Dataset records
━━━━━━━━━━━━━━━━
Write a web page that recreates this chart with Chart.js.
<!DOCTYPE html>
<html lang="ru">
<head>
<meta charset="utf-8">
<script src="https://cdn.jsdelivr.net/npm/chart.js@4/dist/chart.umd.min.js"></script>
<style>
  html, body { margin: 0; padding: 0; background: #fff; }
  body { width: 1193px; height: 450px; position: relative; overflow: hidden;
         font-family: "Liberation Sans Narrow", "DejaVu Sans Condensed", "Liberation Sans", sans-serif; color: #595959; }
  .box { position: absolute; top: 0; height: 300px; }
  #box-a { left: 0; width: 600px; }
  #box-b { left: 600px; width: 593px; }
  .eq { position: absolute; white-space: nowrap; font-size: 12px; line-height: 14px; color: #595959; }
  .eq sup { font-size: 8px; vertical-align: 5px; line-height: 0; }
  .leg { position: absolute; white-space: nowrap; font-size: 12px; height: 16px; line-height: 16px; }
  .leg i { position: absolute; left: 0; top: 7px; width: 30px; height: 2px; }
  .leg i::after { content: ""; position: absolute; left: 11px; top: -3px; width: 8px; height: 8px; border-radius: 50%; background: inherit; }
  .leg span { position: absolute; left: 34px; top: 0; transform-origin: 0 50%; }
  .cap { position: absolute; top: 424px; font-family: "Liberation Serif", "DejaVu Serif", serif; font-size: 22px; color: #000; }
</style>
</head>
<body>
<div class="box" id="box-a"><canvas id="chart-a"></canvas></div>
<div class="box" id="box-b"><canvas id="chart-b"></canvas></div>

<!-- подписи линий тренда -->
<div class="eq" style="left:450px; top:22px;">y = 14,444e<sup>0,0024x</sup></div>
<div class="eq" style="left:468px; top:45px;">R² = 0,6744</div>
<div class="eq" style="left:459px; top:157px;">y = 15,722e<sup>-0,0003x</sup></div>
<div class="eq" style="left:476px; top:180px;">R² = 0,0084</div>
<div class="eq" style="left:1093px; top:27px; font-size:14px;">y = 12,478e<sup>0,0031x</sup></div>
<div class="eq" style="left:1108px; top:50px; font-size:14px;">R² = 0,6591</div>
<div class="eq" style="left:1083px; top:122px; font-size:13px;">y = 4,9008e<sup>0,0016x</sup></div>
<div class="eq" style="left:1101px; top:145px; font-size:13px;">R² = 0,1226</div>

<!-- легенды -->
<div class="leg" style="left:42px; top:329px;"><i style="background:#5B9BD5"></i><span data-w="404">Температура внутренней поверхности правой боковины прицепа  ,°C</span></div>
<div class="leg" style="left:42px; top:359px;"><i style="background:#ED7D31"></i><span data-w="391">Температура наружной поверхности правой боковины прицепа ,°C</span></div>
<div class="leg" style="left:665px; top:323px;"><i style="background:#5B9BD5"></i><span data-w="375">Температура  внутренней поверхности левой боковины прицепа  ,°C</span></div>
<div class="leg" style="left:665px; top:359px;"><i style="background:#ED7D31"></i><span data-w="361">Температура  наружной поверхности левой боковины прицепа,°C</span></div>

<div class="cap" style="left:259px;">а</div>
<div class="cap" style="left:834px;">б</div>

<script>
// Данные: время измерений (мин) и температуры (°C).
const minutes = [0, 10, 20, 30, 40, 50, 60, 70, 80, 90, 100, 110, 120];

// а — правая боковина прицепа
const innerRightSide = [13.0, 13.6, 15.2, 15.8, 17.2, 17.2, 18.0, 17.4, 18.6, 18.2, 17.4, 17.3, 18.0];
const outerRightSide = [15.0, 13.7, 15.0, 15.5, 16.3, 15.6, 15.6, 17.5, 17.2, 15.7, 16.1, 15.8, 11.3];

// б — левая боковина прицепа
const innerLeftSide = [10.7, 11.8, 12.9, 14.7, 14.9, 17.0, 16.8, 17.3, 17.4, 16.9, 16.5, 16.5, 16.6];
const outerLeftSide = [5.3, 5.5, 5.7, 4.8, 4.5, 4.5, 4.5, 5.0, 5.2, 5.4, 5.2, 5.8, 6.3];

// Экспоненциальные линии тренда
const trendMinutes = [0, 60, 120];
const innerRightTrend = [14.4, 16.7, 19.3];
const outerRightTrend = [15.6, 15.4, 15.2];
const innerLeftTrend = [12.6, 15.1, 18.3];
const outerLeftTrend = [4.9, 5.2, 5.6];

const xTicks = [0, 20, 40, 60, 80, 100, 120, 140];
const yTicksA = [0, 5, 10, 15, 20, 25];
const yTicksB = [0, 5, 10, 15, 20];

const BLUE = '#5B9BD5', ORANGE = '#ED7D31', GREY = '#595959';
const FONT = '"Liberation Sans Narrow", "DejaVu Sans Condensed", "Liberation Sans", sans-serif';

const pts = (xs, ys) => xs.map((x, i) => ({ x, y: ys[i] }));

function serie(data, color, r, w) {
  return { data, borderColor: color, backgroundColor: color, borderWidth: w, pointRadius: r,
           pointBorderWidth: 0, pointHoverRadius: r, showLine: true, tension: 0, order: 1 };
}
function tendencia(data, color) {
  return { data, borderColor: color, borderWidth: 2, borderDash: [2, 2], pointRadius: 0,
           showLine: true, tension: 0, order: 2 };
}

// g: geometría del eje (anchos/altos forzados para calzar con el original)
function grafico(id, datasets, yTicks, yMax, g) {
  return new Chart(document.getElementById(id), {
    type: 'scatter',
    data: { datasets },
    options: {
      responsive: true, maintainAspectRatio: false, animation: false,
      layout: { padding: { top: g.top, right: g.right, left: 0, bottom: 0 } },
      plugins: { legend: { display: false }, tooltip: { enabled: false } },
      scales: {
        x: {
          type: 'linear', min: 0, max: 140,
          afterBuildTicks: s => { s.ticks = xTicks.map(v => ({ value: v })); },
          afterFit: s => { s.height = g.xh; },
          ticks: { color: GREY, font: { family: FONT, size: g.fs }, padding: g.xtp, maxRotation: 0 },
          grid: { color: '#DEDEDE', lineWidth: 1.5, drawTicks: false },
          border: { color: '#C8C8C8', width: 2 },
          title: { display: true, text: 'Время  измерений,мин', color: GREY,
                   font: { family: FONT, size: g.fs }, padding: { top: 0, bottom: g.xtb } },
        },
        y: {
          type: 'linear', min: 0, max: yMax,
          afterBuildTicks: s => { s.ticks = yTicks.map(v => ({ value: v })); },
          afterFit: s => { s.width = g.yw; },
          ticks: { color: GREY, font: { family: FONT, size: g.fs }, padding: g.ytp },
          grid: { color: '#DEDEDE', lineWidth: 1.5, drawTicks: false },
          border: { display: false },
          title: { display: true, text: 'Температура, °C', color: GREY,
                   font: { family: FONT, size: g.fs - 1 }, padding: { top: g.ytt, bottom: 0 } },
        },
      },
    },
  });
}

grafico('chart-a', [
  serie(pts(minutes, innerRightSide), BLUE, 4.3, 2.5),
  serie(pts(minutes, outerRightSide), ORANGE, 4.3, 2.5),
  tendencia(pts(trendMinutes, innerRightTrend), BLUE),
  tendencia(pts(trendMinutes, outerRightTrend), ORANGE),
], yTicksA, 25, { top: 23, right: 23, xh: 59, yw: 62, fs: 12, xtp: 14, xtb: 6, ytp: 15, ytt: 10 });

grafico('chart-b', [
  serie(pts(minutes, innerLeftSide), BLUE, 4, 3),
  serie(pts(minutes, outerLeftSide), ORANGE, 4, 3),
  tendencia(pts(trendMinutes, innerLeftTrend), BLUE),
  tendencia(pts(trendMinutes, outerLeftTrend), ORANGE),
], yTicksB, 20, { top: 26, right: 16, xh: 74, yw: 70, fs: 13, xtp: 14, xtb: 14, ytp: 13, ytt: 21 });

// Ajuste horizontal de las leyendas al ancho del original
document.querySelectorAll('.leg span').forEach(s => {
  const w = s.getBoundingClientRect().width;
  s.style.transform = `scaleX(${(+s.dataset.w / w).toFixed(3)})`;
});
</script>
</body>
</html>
━━━━━━━━━━━━━━━━
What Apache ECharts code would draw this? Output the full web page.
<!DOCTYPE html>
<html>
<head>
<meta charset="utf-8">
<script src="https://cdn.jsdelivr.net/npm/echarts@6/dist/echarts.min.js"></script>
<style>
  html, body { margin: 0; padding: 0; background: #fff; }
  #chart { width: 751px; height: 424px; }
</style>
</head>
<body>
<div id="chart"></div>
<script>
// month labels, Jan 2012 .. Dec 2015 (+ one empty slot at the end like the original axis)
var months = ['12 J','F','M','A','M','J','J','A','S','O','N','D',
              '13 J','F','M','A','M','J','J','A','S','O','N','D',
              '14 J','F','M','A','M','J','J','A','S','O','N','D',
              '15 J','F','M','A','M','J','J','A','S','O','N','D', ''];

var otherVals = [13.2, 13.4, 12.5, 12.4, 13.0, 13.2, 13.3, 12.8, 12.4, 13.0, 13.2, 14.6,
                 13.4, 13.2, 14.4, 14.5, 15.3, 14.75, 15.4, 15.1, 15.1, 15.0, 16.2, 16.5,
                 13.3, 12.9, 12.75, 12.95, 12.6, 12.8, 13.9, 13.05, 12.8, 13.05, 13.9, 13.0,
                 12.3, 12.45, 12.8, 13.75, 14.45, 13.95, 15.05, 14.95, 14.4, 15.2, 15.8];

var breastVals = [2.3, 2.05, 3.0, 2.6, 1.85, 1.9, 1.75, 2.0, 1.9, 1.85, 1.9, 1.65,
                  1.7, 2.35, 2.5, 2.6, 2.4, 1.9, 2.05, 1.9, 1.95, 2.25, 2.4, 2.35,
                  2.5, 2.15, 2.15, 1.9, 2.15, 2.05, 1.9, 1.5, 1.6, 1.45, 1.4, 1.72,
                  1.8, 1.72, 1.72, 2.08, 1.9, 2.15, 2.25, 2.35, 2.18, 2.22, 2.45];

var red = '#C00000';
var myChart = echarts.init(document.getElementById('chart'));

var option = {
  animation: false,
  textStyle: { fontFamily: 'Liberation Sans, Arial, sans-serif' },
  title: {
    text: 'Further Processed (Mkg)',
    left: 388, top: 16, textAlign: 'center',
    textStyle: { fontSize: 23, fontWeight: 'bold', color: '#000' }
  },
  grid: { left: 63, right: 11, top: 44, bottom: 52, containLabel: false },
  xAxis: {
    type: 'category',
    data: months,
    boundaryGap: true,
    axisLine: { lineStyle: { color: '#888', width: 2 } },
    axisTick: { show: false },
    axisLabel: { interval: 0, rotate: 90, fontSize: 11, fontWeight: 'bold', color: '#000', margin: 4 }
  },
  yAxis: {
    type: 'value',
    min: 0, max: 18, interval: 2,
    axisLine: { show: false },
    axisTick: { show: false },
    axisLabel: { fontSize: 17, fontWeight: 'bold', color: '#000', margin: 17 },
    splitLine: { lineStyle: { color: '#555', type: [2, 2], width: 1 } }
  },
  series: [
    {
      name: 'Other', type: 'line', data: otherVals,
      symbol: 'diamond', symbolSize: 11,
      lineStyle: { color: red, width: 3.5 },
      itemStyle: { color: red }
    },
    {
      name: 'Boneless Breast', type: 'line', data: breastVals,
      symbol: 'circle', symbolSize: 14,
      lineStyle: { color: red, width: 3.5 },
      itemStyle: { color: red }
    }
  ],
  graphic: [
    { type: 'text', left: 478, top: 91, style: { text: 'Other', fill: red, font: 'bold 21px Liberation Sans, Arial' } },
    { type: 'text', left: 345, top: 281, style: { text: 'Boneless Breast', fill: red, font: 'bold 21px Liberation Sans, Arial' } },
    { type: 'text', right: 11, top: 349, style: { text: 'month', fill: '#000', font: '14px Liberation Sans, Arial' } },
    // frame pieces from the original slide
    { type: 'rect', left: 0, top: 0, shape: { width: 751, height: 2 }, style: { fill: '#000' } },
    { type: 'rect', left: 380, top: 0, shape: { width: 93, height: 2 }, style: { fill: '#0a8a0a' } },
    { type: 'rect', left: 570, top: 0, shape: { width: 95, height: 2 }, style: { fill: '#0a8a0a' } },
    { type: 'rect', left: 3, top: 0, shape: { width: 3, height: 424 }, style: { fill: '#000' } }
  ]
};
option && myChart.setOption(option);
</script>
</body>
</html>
━━━━━━━━━━━━━━━━
Task description
Look through the material above and print exactly the lines from the one containing "What Apache ECharts" to the one containing "var myChart = echarts.init(document.getElementById('chart'));", both included, and nothing more.

Written response
What Apache ECharts code would draw this? Output the full web page.
<!DOCTYPE html>
<html>
<head>
<meta charset="utf-8">
<script src="https://cdn.jsdelivr.net/npm/echarts@6/dist/echarts.min.js"></script>
<style>
  html, body { margin: 0; padding: 0; background: #fff; }
  #chart { width: 751px; height: 424px; }
</style>
</head>
<body>
<div id="chart"></div>
<script>
// month labels, Jan 2012 .. Dec 2015 (+ one empty slot at the end like the original axis)
var months = ['12 J','F','M','A','M','J','J','A','S','O','N','D',
              '13 J','F','M','A','M','J','J','A','S','O','N','D',
              '14 J','F','M','A','M','J','J','A','S','O','N','D',
              '15 J','F','M','A','M','J','J','A','S','O','N','D', ''];

var otherVals = [13.2, 13.4, 12.5, 12.4, 13.0, 13.2, 13.3, 12.8, 12.4, 13.0, 13.2, 14.6,
                 13.4, 13.2, 14.4, 14.5, 15.3, 14.75, 15.4, 15.1, 15.1, 15.0, 16.2, 16.5,
                 13.3, 12.9, 12.75, 12.95, 12.6, 12.8, 13.9, 13.05, 12.8, 13.05, 13.9, 13.0,
                 12.3, 12.45, 12.8, 13.75, 14.45, 13.95, 15.05, 14.95, 14.4, 15.2, 15.8];

var breastVals = [2.3, 2.05, 3.0, 2.6, 1.85, 1.9, 1.75, 2.0, 1.9, 1.85, 1.9, 1.65,
                  1.7, 2.35, 2.5, 2.6, 2.4, 1.9, 2.05, 1.9, 1.95, 2.25, 2.4, 2.35,
                  2.5, 2.15, 2.15, 1.9, 2.15, 2.05, 1.9, 1.5, 1.6, 1.45, 1.4, 1.72,
                  1.8, 1.72, 1.72, 2.08, 1.9, 2.15, 2.25, 2.35, 2.18, 2.22, 2.45];

var red = '#C00000';
var myChart = echarts.init(document.getElementById('chart'));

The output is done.